Doch zum Teil gehen AfD-Politiker weiter. In Magdeburg meldete sie vor zwei Wochen selbst eine Kundgebung gegen die Coronaregeln an – dort wurden dann von der Bühne herunter Verschwörungstheorien verbreitet. Außerdem versucht die AfD, mit Agitation gegen eine angeblich drohende „Impfpflicht“ im Impfgegner-Milieu Stimmen zu sammeln. Diese sind bei den Protesten zahlreich vertreten.

Ob die AfD und die rechte Szene langfristig profitieren können, hängt maßgeblich davon ab, wie es jetzt weitergeht. Mit zunehmenden Lockerungen entfallen die Gründe für die Demonstrationen – und damit könnte auch die Zweckallianz auf der Straße zerbröseln. Doch die AfD rechnet sich aus, dass eine tiefe, durch Corona verursachte Wirtschaftskrise ihr die Wähler zutreiben – und ihr so aus dem Umfragetief helfen würde.
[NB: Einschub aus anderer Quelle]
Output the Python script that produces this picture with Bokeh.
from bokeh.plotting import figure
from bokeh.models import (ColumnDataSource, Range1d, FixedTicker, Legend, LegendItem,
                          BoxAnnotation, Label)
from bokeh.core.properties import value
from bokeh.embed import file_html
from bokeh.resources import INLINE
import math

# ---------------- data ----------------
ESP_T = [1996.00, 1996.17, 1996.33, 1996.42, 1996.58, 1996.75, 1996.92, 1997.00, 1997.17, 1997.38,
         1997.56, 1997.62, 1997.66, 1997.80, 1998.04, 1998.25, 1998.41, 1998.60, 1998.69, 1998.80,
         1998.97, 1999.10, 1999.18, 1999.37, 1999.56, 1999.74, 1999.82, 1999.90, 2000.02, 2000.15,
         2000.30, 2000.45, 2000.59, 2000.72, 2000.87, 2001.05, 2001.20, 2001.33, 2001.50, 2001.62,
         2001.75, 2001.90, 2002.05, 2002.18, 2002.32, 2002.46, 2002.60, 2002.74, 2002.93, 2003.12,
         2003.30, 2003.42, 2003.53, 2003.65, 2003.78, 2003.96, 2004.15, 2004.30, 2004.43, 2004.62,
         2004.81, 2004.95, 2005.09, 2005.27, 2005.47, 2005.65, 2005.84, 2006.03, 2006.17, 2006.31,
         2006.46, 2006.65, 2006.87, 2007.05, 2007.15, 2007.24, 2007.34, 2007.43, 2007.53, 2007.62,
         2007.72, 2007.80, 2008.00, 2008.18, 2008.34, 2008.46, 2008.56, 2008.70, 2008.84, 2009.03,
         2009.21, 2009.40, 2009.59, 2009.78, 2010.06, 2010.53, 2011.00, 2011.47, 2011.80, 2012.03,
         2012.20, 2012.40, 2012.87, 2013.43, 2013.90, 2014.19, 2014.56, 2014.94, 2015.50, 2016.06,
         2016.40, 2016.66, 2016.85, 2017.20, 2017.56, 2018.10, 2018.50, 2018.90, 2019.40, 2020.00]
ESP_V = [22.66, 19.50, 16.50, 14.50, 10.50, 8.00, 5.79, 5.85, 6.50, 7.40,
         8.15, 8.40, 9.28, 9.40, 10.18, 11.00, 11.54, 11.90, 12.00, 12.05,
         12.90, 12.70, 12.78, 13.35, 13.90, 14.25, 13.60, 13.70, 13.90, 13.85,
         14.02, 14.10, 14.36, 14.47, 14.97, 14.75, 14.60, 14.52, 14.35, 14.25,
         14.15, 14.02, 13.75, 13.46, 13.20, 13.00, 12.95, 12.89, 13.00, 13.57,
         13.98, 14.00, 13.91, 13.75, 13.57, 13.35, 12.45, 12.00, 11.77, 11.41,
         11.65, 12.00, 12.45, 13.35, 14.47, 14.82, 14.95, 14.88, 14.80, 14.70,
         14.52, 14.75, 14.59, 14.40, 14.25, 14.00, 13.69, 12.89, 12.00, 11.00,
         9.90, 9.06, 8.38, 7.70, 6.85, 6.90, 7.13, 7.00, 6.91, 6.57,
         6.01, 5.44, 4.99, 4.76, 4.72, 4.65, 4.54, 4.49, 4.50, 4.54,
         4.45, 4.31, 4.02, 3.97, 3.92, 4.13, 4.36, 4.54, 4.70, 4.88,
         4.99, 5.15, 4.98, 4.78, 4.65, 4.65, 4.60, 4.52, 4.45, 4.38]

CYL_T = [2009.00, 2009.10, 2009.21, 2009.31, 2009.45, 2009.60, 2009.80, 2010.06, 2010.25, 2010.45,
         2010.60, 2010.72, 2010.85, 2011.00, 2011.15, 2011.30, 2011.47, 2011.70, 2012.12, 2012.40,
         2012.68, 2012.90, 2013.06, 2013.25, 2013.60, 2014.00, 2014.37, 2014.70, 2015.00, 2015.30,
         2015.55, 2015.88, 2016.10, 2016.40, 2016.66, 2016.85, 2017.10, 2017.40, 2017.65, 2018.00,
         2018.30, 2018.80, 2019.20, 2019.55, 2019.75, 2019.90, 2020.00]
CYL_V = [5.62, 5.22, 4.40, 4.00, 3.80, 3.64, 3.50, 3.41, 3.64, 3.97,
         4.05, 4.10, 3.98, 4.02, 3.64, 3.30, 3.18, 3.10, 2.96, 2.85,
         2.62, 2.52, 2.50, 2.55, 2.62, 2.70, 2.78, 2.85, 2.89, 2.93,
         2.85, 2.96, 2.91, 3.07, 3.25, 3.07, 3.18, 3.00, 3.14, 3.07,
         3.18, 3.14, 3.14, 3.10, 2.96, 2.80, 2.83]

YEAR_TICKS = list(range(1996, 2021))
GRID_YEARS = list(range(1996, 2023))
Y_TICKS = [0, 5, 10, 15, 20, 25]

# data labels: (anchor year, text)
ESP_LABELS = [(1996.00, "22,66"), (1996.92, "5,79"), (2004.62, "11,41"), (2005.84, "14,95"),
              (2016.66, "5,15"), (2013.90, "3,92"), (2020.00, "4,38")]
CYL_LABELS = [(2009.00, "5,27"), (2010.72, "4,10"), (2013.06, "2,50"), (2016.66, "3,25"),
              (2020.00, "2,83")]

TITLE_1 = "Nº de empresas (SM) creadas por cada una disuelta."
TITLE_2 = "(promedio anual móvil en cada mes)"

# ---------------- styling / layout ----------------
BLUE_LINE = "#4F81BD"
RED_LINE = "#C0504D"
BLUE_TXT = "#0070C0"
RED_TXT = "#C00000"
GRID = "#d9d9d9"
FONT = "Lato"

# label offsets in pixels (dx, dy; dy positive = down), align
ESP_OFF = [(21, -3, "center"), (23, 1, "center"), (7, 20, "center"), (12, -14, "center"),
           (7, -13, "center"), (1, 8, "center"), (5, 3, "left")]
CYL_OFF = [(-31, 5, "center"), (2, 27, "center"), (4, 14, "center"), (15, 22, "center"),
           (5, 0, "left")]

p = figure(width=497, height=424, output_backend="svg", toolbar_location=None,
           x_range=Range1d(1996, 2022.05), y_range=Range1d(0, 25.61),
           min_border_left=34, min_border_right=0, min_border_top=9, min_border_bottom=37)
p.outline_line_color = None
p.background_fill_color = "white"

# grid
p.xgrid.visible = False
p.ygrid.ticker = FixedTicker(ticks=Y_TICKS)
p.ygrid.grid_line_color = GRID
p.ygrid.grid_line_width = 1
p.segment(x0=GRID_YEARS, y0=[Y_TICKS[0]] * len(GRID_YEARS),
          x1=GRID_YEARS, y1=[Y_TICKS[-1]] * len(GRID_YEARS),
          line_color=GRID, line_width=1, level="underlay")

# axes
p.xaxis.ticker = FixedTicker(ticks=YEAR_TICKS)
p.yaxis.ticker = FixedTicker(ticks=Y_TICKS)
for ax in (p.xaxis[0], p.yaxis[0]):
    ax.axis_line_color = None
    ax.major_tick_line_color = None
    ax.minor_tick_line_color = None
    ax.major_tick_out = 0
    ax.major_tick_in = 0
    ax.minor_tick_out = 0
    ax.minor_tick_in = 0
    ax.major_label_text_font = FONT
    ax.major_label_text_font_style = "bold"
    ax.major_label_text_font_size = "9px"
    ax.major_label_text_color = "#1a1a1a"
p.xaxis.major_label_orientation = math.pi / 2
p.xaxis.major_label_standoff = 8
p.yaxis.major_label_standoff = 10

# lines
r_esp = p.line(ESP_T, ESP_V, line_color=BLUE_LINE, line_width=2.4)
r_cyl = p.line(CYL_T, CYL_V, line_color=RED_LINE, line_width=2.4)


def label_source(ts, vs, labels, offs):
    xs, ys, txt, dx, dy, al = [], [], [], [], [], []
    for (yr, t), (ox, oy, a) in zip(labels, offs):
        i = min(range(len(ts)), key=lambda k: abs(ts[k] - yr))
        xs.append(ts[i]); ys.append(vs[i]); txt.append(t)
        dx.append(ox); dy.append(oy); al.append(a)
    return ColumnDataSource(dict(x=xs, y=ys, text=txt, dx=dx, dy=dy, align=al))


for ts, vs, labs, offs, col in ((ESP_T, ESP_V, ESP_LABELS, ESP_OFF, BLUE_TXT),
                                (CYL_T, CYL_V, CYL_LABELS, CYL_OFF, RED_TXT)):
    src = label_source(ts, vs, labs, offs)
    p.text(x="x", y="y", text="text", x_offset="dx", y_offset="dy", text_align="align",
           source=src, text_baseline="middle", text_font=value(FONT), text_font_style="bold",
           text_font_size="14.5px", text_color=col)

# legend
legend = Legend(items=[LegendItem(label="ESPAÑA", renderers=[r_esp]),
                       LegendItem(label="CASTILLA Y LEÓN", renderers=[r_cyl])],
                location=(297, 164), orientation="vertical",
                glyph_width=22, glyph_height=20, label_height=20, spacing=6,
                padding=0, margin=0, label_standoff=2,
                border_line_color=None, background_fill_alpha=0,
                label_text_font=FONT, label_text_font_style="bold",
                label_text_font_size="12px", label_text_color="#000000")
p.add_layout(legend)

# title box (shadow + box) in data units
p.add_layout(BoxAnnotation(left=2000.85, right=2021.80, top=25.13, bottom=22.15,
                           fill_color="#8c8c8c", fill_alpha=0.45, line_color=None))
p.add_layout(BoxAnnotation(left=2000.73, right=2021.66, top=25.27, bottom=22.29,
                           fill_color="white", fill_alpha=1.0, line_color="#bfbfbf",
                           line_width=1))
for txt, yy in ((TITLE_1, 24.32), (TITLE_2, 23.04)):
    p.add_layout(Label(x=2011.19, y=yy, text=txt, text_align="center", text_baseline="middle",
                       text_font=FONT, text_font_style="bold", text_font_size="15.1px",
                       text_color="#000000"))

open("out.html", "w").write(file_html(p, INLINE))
Wie sieht die Bevölkerung die Situation?

Viele der selbsterklärten „Coronarebellen“ berufen sich bei den Demos in ihren Sprechchören darauf, das Interesse einer breiten Bevölkerung zu vertreten. „Wir sind das Volk“, ist wie bei Pegida auch bei den Coronademos zu hören. Doch ob das tatsächlich zutrifft, ist zu bezweifeln. So steht dem aktuellen ZDF-Politbarometer zufolge eine große Mehrheit der Bevölkerung hinter dem Krisenmanagement der Bundesregierung. 81 Prozent geben an, die Regierung mache ihr Arbeit eher gut. Nur 13 Prozent sind vom Gegenteil überzeugt. Auch glaubt mit 47 Prozent fast die Hälfte der Deutschen, die jüngsten Lockerungen der Coronamaßnahmen seien zeitlich „gerade richtig“ gekommen. Nur 11 Prozent hätten sich eine frühere Lockerung des Lockdown gewünscht.